German-American Bund gathering in Madison Square Garden, 1939. Real Nazis in America.
Those of you (and me) who are deeply troubled by the Trump administration’s similarity to the philosophy employed by the Nazis in the 1930s are often criticized for overstating that parallel.
Problem is that anybody who reads history knows the parallel is entirely relevant. Many Americans have had fascist leanings throughout the history of the country. The birth of the Republican party was achieved in 1912 when a group of far right-wingers decided that Theodore Roosevelt was too liberal (pro-union, pro-environment, etc.) and cast him aside. Through the 1920s and ’30s that segment of the GOP grew and the House (about 100 of its members) and Senate (a few) at the outbreak of World War II had a number of Republicans who were open Nazi sympathizers.
Table flag for Amerikadeutscher Volksbund, AV, the American Bund.
Probably the most famous Nazi group in America during the ’30s was the German-American Bund, which at one point held a rally in Madison Square Garden that attracted 20,000 screaming Nazis or Nazi sympathizers. The FBI, whose director J. Edgar Hoover was probably a closet Nazi (among other closet activities), estimated the Bund only had 6,000 or so members, but the Bund claimed 200,000 and even the American Legion estimated 25,000. And that was only one official group. The Silver Legion and the Friends of Progress were significant fascist, Nazi-admiring organizations. Those with no official official Nazi affiliation numbered quite a bit more.
Sentiment against Jews in America was strong. FDR was often called “Roosenfeld” and Hitler insisted Roosevelt’s grandmother was a Jew (she was not). There was considerable hatred of the British, as well. My guess is that if there had been an Internet in 1939, somebody like Trump would have risen to lead these American Nazis, but World War II diminished their numbers–without erasing them.
Many Nazi sympathizers were famous: Henry Ford (who was presented the Grand Cross of the German Eagle), Charles Lindbergh, Huey Long, Joseph Kennedy (the father of JFK), Norman Chandler (L.A. Times publisher), Jason Joy, Hans Peters and Henry Noerdlinger (three prominent in the movie industry) and UCLA founder Ernest Moore (along with a number of college professors).

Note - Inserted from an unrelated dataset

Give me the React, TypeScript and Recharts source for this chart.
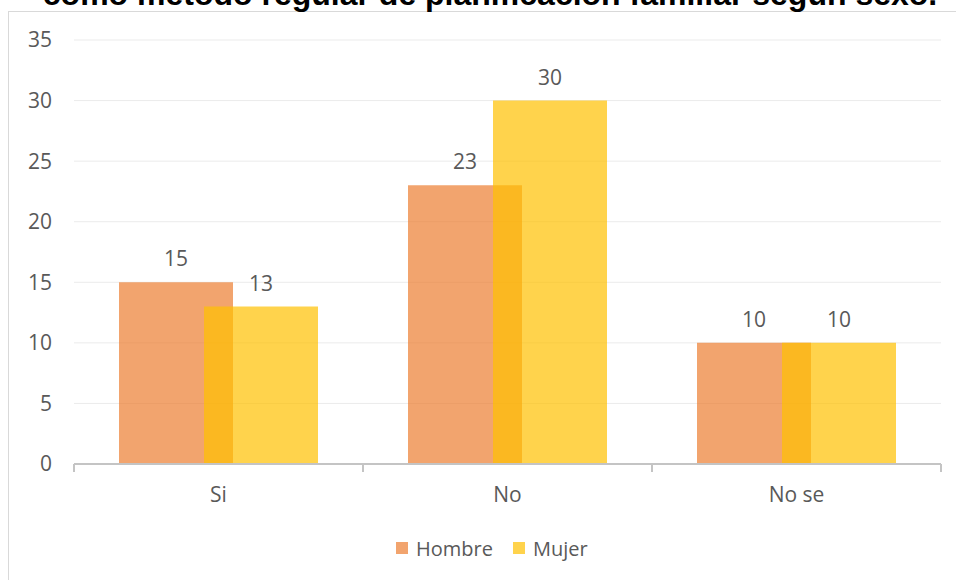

Chandler once said American journalists unfairly criticized the Nazi regime: saying they “peddled nothing but lies about National Socialist Germany.” (Fake News is born.)
Nazi salute in Charlottesville.
Arnie Bernstein’s Swastika Nation gives you an idea of the extent to which Americans sympathized (and still do) with Nazis. Politico, in a recent story comparing the Nazis at Charlottesville to the Bund’s 1939 mass rally, quoted Bernstein as saying, ““I don’t see much of a difference, quite frankly, between the Bund and these groups, in their public presence. The Bund had its storefronts in New York, Chicago, Detroit and Los Angeles — today’s groups are also hanging out in the public space, but in this case, they’re on the internet and anyone can access their ‘storefronts,’ or websites, and their philosophy, if you can call it that, is essentially the same.”
But it is more than Trump rallies, Charlottesville violence and the myriad other public displays of the unthinkable. Look at Facebook and Twitter and follow some of the hard right rhetoric. It is remarkable similar to that of Nazis during the growth years. Now we have a cadre of warmongers surrounding the president, considering their nuclear options.
If you didn’t believe the Nazi comparisons before, you might want to re-consider.